■ **Given information**:
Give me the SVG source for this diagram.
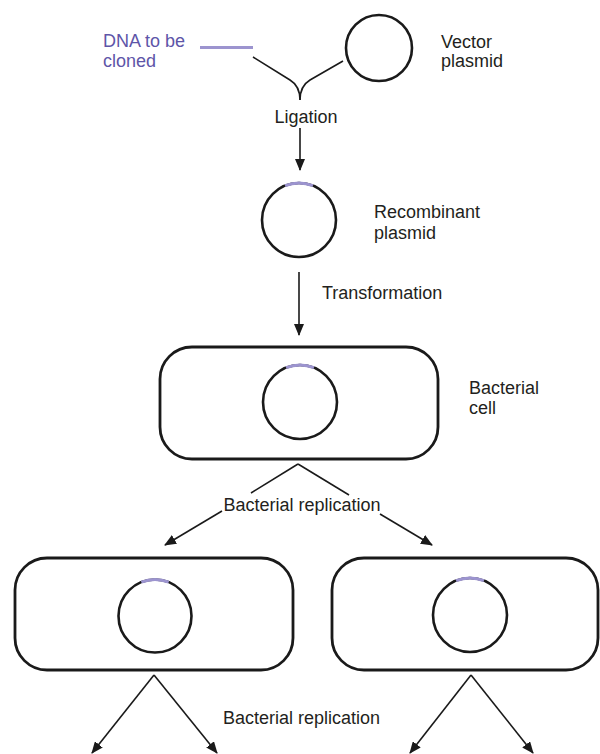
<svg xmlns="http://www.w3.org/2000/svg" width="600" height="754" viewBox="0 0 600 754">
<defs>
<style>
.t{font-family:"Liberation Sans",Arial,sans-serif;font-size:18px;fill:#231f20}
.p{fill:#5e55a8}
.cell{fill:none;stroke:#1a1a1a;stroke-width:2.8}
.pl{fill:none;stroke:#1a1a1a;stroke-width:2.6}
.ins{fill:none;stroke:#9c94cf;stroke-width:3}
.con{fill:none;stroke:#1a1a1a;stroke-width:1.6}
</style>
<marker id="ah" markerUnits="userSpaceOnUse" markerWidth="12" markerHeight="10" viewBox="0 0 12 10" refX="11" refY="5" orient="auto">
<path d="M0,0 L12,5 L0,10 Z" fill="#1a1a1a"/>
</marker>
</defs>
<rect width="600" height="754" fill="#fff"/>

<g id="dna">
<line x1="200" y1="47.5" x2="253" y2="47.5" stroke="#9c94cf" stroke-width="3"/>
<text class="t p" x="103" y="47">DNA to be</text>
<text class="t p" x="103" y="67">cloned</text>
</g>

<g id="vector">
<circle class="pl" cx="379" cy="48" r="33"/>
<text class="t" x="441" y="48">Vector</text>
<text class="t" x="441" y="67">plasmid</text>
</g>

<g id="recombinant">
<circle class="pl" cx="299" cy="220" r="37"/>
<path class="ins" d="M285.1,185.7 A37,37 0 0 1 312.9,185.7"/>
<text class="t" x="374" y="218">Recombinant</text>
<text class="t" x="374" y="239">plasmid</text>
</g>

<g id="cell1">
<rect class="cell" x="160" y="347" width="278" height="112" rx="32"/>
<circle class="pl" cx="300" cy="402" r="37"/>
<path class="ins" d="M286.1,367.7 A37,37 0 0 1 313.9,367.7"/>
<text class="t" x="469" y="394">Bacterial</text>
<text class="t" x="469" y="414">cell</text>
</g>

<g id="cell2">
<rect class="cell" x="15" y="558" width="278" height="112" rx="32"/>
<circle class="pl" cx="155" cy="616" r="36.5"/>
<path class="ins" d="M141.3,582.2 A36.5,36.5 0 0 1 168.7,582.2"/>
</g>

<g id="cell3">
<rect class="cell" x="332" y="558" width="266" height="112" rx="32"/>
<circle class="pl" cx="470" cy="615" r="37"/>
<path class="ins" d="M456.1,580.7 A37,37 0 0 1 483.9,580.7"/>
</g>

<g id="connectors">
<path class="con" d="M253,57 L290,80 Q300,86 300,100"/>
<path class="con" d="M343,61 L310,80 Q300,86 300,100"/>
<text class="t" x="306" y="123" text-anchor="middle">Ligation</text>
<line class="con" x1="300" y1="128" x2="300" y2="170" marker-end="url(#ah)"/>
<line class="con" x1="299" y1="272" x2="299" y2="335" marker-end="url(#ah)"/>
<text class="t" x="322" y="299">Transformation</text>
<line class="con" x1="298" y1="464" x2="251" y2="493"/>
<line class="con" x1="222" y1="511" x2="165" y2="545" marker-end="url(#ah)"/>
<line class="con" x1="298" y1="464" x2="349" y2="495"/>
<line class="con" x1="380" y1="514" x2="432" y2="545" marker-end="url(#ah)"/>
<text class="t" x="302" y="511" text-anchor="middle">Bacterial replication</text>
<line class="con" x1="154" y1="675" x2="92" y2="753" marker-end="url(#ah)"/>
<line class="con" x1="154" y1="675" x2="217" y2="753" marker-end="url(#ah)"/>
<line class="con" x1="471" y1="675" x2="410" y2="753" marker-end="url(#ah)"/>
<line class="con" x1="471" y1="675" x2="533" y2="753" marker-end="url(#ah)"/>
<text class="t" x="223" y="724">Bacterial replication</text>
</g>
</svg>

■ **Problem to work on**: Copy the data exactly. Any picture it contains is to be omitted.

■ **Worked solution**:
Give me the SVG source for this diagram.
<svg xmlns="http://www.w3.org/2000/svg" width="600" height="754" viewBox="0 0 600 754">
<defs>
<style>
.t{font-family:"Liberation Sans",Arial,sans-serif;font-size:18px;fill:#231f20}
.p{fill:#5e55a8}
.cell{fill:none;stroke:#1a1a1a;stroke-width:2.8}
.pl{fill:none;stroke:#1a1a1a;stroke-width:2.6}
.ins{fill:none;stroke:#9c94cf;stroke-width:3}
.con{fill:none;stroke:#1a1a1a;stroke-width:1.6}
</style>
<marker id="ah" markerUnits="userSpaceOnUse" markerWidth="12" markerHeight="10" viewBox="0 0 12 10" refX="11" refY="5" orient="auto">
<path d="M0,0 L12,5 L0,10 Z" fill="#1a1a1a"/>
</marker>
</defs>
<rect width="600" height="754" fill="#fff"/>

<g id="dna">
<line x1="200" y1="47.5" x2="253" y2="47.5" stroke="#9c94cf" stroke-width="3"/>
<text class="t p" x="103" y="47">DNA to be</text>
<text class="t p" x="103" y="67">cloned</text>
</g>

<g id="vector">
<circle class="pl" cx="379" cy="48" r="33"/>
<text class="t" x="441" y="48">Vector</text>
<text class="t" x="441" y="67">plasmid</text>
</g>

<g id="recombinant">
<circle class="pl" cx="299" cy="220" r="37"/>
<path class="ins" d="M285.1,185.7 A37,37 0 0 1 312.9,185.7"/>
<text class="t" x="374" y="218">Recombinant</text>
<text class="t" x="374" y="239">plasmid</text>
</g>

<g id="cell1">
<rect class="cell" x="160" y="347" width="278" height="112" rx="32"/>
<circle class="pl" cx="300" cy="402" r="37"/>
<path class="ins" d="M286.1,367.7 A37,37 0 0 1 313.9,367.7"/>
<text class="t" x="469" y="394">Bacterial</text>
<text class="t" x="469" y="414">cell</text>
</g>

<g id="cell2">
<rect class="cell" x="15" y="558" width="278" height="112" rx="32"/>
<circle class="pl" cx="155" cy="616" r="36.5"/>
<path class="ins" d="M141.3,582.2 A36.5,36.5 0 0 1 168.7,582.2"/>
</g>

<g id="cell3">
<rect class="cell" x="332" y="558" width="266" height="112" rx="32"/>
<circle class="pl" cx="470" cy="615" r="37"/>
<path class="ins" d="M456.1,580.7 A37,37 0 0 1 483.9,580.7"/>
</g>

<g id="connectors">
<path class="con" d="M253,57 L290,80 Q300,86 300,100"/>
<path class="con" d="M343,61 L310,80 Q300,86 300,100"/>
<text class="t" x="306" y="123" text-anchor="middle">Ligation</text>
<line class="con" x1="300" y1="128" x2="300" y2="170" marker-end="url(#ah)"/>
<line class="con" x1="299" y1="272" x2="299" y2="335" marker-end="url(#ah)"/>
<text class="t" x="322" y="299">Transformation</text>
<line class="con" x1="298" y1="464" x2="251" y2="493"/>
<line class="con" x1="222" y1="511" x2="165" y2="545" marker-end="url(#ah)"/>
<line class="con" x1="298" y1="464" x2="349" y2="495"/>
<line class="con" x1="380" y1="514" x2="432" y2="545" marker-end="url(#ah)"/>
<text class="t" x="302" y="511" text-anchor="middle">Bacterial replication</text>
<line class="con" x1="154" y1="675" x2="92" y2="753" marker-end="url(#ah)"/>
<line class="con" x1="154" y1="675" x2="217" y2="753" marker-end="url(#ah)"/>
<line class="con" x1="471" y1="675" x2="410" y2="753" marker-end="url(#ah)"/>
<line class="con" x1="471" y1="675" x2="533" y2="753" marker-end="url(#ah)"/>
<text class="t" x="223" y="724">Bacterial replication</text>
</g>
</svg>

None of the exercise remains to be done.